DOYLESTOWN, Pa. (AP) - A local GOP fundraiser charged in a $20 million insurance scheme after three mansion fires in five years cursed and discussed the Mafia while meeting with a jewelry appraiser about her claims, the appraiser testified Tuesday.
DOYLESTOWN, Pa. (AP) — A local GOP fundraiser charged in a $20 million insurance scheme after three mansion fires in five years cursed and discussed the Mafia while meeting with a jewelry appraiser about her claims, the appraiser testified Tuesday.
Claire Risoldi's "salty language" was humorous until it became threatening, appraiser Don Palmieri testified at a hearing over the racketeering case filed against Risoldi, her adult children and three others.
He noted one instance when she called him a "rat bastard."
"You don't normally hear women of her stature (talk that way)," Palmieri said. "There was a lot of discussion about Mafia. I thought that was meant to maybe intimidate us."
Risoldi, 67, is known as a colorful character in Bucks County who threw lavish political fundraisers at a 10-acre estate she called Clairemont. Her insurance claims included $2 million for Swarovski crystal-inflected drapes and $10 million for jewelry purportedly moved to the house from her bank when she surprised guests at an October 2013 fundraiser by getting married. The mansion burned for a third time weeks later.
Risoldi said the jewelry went missing during the fire — and pointed the blame at firefighters. But a January grand jury report charged that some of the same pieces were later found in her safety deposit box.
Palmieri, working for her insurer, said at least some of the pieces found were custom, challenging defense suggestions that she had duplicates.
Also Tuesday, a local artist admitted that he forged invoices that said he was paid $725,000 for two murals at Clairemont, not the $50,000 he had actually been paid. Risoldi wanted them for her insurance claims, and Carl Risoldi handed him the pen and paper, he said.
"I'm so sorry about all this because I really care about these people, and I like them," artist Russell Buckingham said. "But I got pulled into this. ... She asked me to do (it), and I did it."
The source of the Risoldis' wealth remains something of a mystery. Earlier fire and theft claims, which reached six figures, were not enough to buy Clairemont or the dozens of luxury cars they owned, according to evidence presented Tuesday.
Claire Risoldi told an insurer in 1984 that her husband was a union tile and marble foreman. Other times, she reported that he made "millions" in the casino construction trade in Atlantic City, prosecutors said.
No one is charged with arson in the case, and the defense maintains that all three fires were accidental.
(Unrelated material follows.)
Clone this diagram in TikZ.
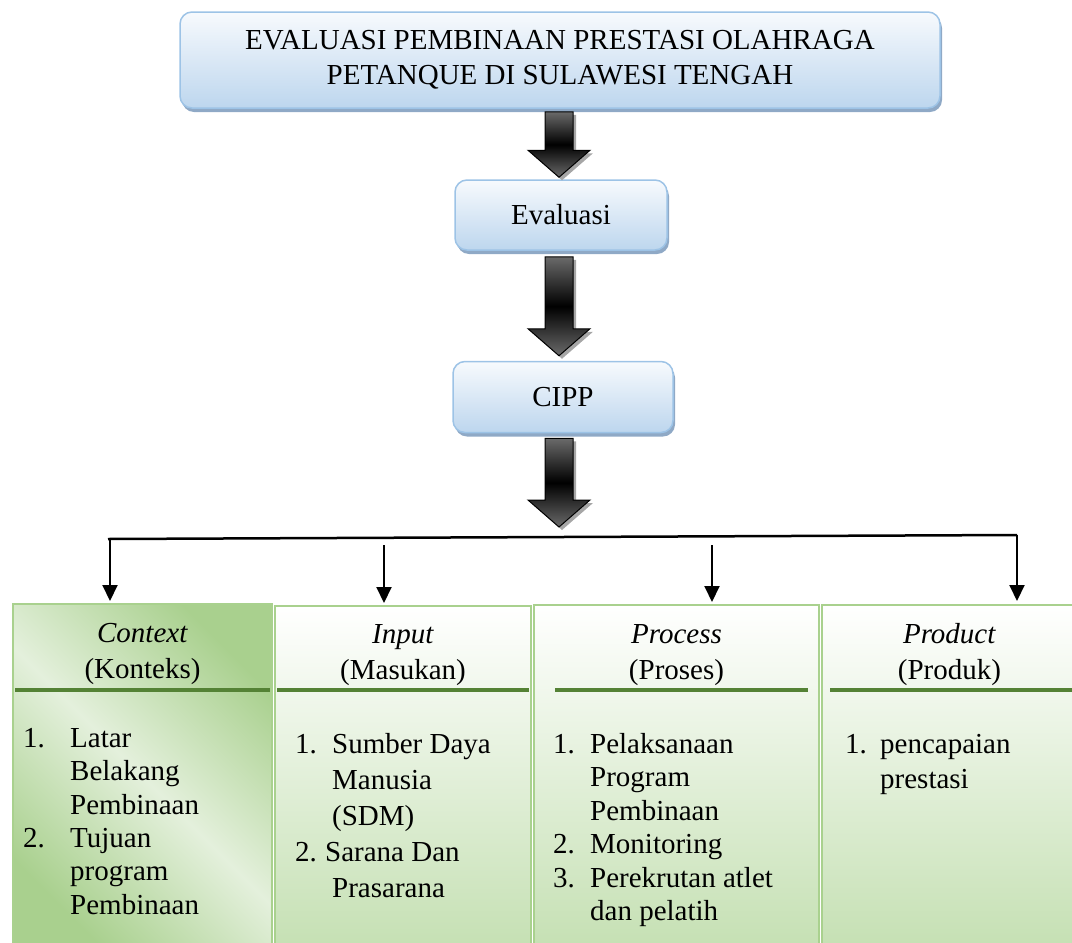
\documentclass[tikz,border=0pt]{standalone}
\usepackage{fontspec}
\setmainfont{Liberation Serif}
\usetikzlibrary{arrows.meta,calc,shadows}
\definecolor{bluebord}{HTML}{9DC3E6}
\definecolor{bluetop}{HTML}{F7FAFD}
\definecolor{bluebot}{HTML}{BDD6EE}
\definecolor{blueshadow}{HTML}{8FA9C6}
\definecolor{greenbord}{HTML}{A9D18E}
\definecolor{greenbot}{HTML}{C5E0B3}
\definecolor{greendark}{HTML}{A9D08E}
\definecolor{greenlight}{HTML}{E4F0DC}
\definecolor{hdrline}{HTML}{548235}
\definecolor{arrgray}{HTML}{6A6A6A}
\newcommand\BlkArrow[2]{%
  \path[blockarr] let \p1=(#1), \p2=(#2) in
    (\x1-14pt,\y1) -- (\x1+14pt,\y1) -- (\x1+14pt,\y2+27pt) -- (\x1+31pt,\y2+27pt)
    -- (\x1,\y2) -- (\x1-31pt,\y2+27pt) -- (\x1-14pt,\y2+27pt) -- cycle;}
\begin{document}
\begin{tikzpicture}[x=1pt,y=-1pt,
  bluebox/.style={draw=bluebord, line width=1.5pt, rounded corners=12pt,
    top color=bluetop, bottom color=bluebot, inner sep=0pt, align=center,
    font=\fontsize{29}{35}\selectfont,
    drop shadow={shadow xshift=2pt, shadow yshift=-4pt, fill=blueshadow, opacity=1}},
  blockarr/.style={draw=black, line width=1pt, top color=arrgray,
    bottom color=arrgray, middle color=black,
    drop shadow={shadow xshift=3pt, shadow yshift=-3pt, fill=gray!70, opacity=1}},
  greenbox/.style={draw=greenbord, line width=2pt, rectangle, anchor=north west, inner sep=0pt},
  plainshade/.style={top color=white, bottom color=greenbot},
  hdr/.style={draw=hdrline, line width=4pt},
  hdrtext/.style={anchor=north, inner sep=0pt, font=\fontsize{29}{36}\selectfont},
  listtext/.style={anchor=north west, inner sep=0pt},
  thinarr/.style={line width=2pt, -{Triangle[width=15pt,length=16pt]}},
  hline/.style={line width=2.5pt}
]
\useasboundingbox (0,0) rectangle (1072,943);

% top boxes
\node[bluebox, minimum width=760pt, minimum height=96pt] (title) at (560,60)
  {EVALUASI PEMBINAAN PRESTASI OLAHRAGA\\PETANQUE DI SULAWESI TENGAH};
\node[bluebox, minimum width=212pt, minimum height=70pt] (eval) at (561,215) {Evaluasi};
\node[bluebox, minimum width=220pt, minimum height=71pt] (cipp) at (563,397) {CIPP};

% block arrows
\coordinate (hub) at (559,527);
\BlkArrow{$(title.south)+(-1,3)$}{$(eval.north)+(-2,-2)$}
\BlkArrow{$(eval.south)+(-2,6)$}{$(cipp.north)+(-4,-5)$}
\BlkArrow{$(cipp.south)+(-4,5)$}{hub}

% bottom boxes
\node[greenbox, shading=axis, top color=greendark, bottom color=greendark,
  middle color=greenlight, shading angle=-45,
  minimum width=259pt, minimum height=345pt] (ctx) at (12,603) {};
\node[greenbox, plainshade, minimum width=256pt, minimum height=343pt] (inp) at (274,605) {};
\node[greenbox, plainshade, minimum width=285pt, minimum height=344pt] (prc) at (533,604) {};
\node[greenbox, plainshade, minimum width=255pt, minimum height=344pt] (prd) at (821,604) {};

% header separators
\draw[hdr] ($(ctx.north west)+(3,87)$) -- ($(ctx.north east)+(-3,87)$);
\draw[hdr] ($(inp.north west)+(3,85)$) -- ($(inp.north east)+(-3,85)$);
\draw[hdr] ($(prc.north west)+(22,86)$) -- ($(prc.north east)+(-12,86)$);
\draw[hdr] ($(prd.north west)+(9,86)$) -- ($(prd.north east)+(0,86)$);

% connectors
\coordinate (hl) at (108,539);
\coordinate (hr) at (1017,535);
\coordinate (m1) at (384,545);
\coordinate (m2) at (712,545);
\draw[hline] (hl) -- (hr);
\draw[thinarr] ($(hl)+(2,0)$) -- ($(hl |- ctx.north)+(2,-2)$);
\draw[thinarr] (m1) -- ($(m1 |- inp.north)+(0,-2)$);
\draw[thinarr] (m2) -- ($(m2 |- prc.north)+(0,-2)$);
\draw[thinarr] (hr) -- ($(hr |- prd.north)+(0,-3)$);

% headers
\node[hdrtext] (ctxh) at ($(ctx.north)+(0,14)$)
  {\begin{tabular}{@{}c@{}}\textit{Context}\\(Konteks)\end{tabular}};
\node[hdrtext] (inph) at ($(inp.north)+(0,13)$)
  {\begin{tabular}{@{}c@{}}\textit{Input}\\(Masukan)\end{tabular}};
\node[hdrtext] (prch) at ($(prc.north)+(0,14)$)
  {\begin{tabular}{@{}c@{}}\textit{Process}\\(Proses)\end{tabular}};
\node[hdrtext] (prdh) at ($(prd.north)+(0,14)$)
  {\begin{tabular}{@{}c@{}}\textit{Product}\\(Produk)\end{tabular}};

% lists
\node[listtext, font=\fontsize{29}{33.3}\selectfont] (ctxl) at (23,724)
  {\begin{tabular}{@{}l@{}}
   \makebox[47pt][l]{1.}Latar\\
   \hspace{47pt}Belakang\\
   \hspace{47pt}Pembinaan\\
   \makebox[47pt][l]{2.}Tujuan\\
   \hspace{47pt}program\\
   \hspace{47pt}Pembinaan
   \end{tabular}};
\node[listtext, font=\fontsize{29}{36}\selectfont] (inpl) at (295,728)
  {\begin{tabular}{@{}l@{}}
   \makebox[37pt][l]{1.}Sumber Daya\\
   \hspace{37pt}Manusia\\
   \hspace{37pt}(SDM)\\
   \makebox[30pt][l]{2.}Sarana Dan\\
   \hspace{37pt}Prasarana
   \end{tabular}};
\node[listtext, font=\fontsize{29}{33.5}\selectfont] (prcl) at (553,729.5)
  {\begin{tabular}{@{}l@{}}
   \makebox[37pt][l]{1.}Pelaksanaan\\
   \hspace{37pt}Program\\
   \hspace{37pt}Pembinaan\\
   \makebox[37pt][l]{2.}Monitoring\\
   \makebox[37pt][l]{3.}Perekrutan atlet\\
   \hspace{37pt}dan pelatih
   \end{tabular}};
\node[listtext, font=\fontsize{29}{35}\selectfont] (prdl) at (845,728.5)
  {\begin{tabular}{@{}l@{}}
   \makebox[35pt][l]{1.}pencapaian\\
   \hspace{35pt}prestasi
   \end{tabular}};
\end{tikzpicture}
\end{document}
Three insurance companies honored claims for fires in 2009, 2010 and 2013.
A fire marshal is expected to testify about his findings Tuesday afternoon. The grand jury report alleges that a large supply of hair spray found near the 2013 fire's origin could have served as an accelerant. Risoldi typically sports teased, bouffant hair.
The racketeering case took a dark turn in February, when her husband, retired sheriff's deputy Thomas French, fatally shot himself. In a note, he said the stress of defending himself against false accusations had become too great. He wrote lovingly of his wife, saying, "There is no one like her."
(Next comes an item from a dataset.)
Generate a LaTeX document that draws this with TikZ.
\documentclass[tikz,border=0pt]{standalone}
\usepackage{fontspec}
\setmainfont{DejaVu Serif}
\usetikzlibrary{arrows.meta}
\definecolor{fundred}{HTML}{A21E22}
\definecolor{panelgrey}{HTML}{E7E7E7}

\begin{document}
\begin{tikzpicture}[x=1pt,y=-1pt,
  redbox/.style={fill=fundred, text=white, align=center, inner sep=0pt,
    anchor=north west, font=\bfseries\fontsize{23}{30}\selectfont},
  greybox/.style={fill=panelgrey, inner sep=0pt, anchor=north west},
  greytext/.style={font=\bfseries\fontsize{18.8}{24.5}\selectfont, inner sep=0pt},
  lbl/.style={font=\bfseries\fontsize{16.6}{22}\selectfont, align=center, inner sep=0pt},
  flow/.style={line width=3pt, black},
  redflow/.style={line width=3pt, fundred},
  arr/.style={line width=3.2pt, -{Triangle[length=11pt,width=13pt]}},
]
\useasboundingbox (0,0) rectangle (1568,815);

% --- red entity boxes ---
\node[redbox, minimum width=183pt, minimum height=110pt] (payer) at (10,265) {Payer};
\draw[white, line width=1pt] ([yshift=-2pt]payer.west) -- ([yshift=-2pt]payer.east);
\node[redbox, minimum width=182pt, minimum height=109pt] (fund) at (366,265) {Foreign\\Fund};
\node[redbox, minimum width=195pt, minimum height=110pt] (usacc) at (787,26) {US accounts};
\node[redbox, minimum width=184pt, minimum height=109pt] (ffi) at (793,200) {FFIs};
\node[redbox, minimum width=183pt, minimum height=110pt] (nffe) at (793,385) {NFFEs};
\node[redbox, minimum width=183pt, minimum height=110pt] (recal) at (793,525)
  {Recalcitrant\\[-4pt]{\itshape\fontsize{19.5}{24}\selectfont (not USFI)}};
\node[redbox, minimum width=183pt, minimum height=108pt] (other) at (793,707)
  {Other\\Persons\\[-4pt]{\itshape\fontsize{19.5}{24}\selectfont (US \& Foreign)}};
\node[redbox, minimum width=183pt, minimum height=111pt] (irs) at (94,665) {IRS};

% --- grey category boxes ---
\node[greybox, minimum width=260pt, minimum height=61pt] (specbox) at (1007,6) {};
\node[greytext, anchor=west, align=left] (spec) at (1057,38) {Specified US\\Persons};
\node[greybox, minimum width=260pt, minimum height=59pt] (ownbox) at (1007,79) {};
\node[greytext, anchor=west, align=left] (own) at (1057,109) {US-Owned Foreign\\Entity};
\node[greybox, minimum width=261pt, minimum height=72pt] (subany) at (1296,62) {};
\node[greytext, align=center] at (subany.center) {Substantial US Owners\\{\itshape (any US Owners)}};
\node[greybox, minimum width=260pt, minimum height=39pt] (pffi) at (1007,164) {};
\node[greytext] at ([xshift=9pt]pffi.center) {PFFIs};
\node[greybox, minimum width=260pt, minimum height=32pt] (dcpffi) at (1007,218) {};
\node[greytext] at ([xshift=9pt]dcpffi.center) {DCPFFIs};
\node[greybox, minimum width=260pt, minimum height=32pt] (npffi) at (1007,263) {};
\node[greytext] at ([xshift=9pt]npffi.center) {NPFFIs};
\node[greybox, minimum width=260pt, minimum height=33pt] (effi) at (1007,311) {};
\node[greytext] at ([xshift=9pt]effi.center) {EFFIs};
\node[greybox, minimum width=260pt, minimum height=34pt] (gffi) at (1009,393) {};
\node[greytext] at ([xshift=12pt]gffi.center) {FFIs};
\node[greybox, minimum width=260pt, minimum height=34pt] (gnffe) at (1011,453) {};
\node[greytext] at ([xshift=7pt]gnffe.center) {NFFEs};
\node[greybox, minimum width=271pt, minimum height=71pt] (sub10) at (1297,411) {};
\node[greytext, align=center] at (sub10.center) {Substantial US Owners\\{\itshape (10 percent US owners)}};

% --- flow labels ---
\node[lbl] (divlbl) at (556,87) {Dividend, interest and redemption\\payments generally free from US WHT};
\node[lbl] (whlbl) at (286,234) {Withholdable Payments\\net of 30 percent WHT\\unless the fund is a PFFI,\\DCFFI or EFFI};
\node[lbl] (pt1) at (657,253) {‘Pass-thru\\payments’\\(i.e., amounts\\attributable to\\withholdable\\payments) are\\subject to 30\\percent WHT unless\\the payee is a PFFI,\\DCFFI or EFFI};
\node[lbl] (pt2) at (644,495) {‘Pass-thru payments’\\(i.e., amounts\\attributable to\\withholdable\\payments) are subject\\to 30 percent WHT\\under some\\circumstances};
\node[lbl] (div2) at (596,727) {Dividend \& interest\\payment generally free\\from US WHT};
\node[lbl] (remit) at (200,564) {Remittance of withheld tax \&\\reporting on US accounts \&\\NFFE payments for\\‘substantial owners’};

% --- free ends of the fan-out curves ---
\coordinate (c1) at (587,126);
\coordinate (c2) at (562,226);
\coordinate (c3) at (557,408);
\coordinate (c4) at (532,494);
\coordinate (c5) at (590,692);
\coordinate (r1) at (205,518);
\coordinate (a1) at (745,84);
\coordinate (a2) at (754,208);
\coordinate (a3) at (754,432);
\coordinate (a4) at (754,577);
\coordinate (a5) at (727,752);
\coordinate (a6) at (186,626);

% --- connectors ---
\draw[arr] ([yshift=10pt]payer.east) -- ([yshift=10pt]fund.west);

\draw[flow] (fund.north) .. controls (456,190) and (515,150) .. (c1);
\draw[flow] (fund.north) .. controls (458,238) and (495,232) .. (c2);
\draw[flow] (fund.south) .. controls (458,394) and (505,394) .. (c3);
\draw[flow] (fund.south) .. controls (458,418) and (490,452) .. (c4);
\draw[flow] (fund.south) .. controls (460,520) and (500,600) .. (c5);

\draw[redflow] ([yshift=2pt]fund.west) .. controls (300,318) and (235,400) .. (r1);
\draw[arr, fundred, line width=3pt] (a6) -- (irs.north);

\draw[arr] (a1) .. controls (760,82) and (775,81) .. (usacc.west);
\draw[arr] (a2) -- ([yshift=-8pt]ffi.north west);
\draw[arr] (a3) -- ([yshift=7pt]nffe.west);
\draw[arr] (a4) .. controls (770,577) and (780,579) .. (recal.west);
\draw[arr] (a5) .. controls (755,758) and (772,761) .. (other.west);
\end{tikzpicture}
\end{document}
Risoldi — who grew up in Trenton, New Jersey, across the river from bucolic Bucks County — greeted guests at his church funeral in a sporty fur jacket, spike-heeled boots and aviator sunglasses.
The others charged in the case are Risoldi's son, Carl, a turnpike employee, and his wife, Sheila; her daughter, Carla, a local lawyer; and a private investigator and drapery vendor. The preliminary hearing to determine if the case goes to trial is expected to last all week.
Defense lawyers have called the charges by the Democrat-led state attorney general's office politically motivated.